Logo no início do mandato, Lourenço prometera lutar contra o nepotismo e a corrupção, e no mesmo ano demitira Isabel dos Santos da chefia da companhia petrolífera estatal Sonangol – que assumira no ano anterior, ainda durante o governo do seu pai. Mais tarde, os documentos do “Luanda Leaks” dariam razão a João Lourenço.

Segundo o vazamento de informações, Isabel dos Santos terá transferindo 58 milhões de dólares da Sonangol para uma consultoria no Dubai, um dia depois ter sido demitida da estatal. A manobra seria motivo suficiente para a justiça angolana ordenar o congelamento das contas de Isabel dos Santos em Angola.

Tribunais de Portugal e Holanda também ordenaram o bloqueio de diferentes contas da filha do ex-Presidente.

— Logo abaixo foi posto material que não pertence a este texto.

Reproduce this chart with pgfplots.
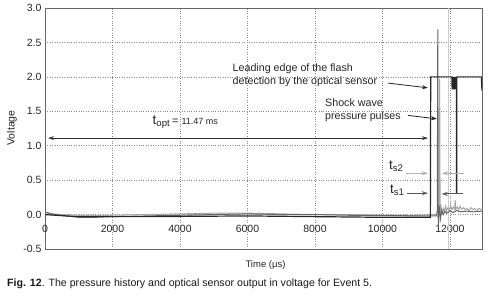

O “Luanda Leaks” mudou Angola? Para o analista Alexandre Neto Solombe, um ano depois do “Luanda Leaks”, os angolanos têm outros problemas mais prementes, nomeadamente a degradação das suas condições de vida. E esse problema contribui para que a corrupção praticada pela família do ex-Presidente caia em esquecimento.

“As pessoas aqui têm fome. E a fome apagou todo aquele entusiasmo. De modo que, se nós falarmos hoje de Isabel, houve certamente indignação no início, há um ano. Hoje as pessoas certamente contra-argumentariam”, diz Solombe.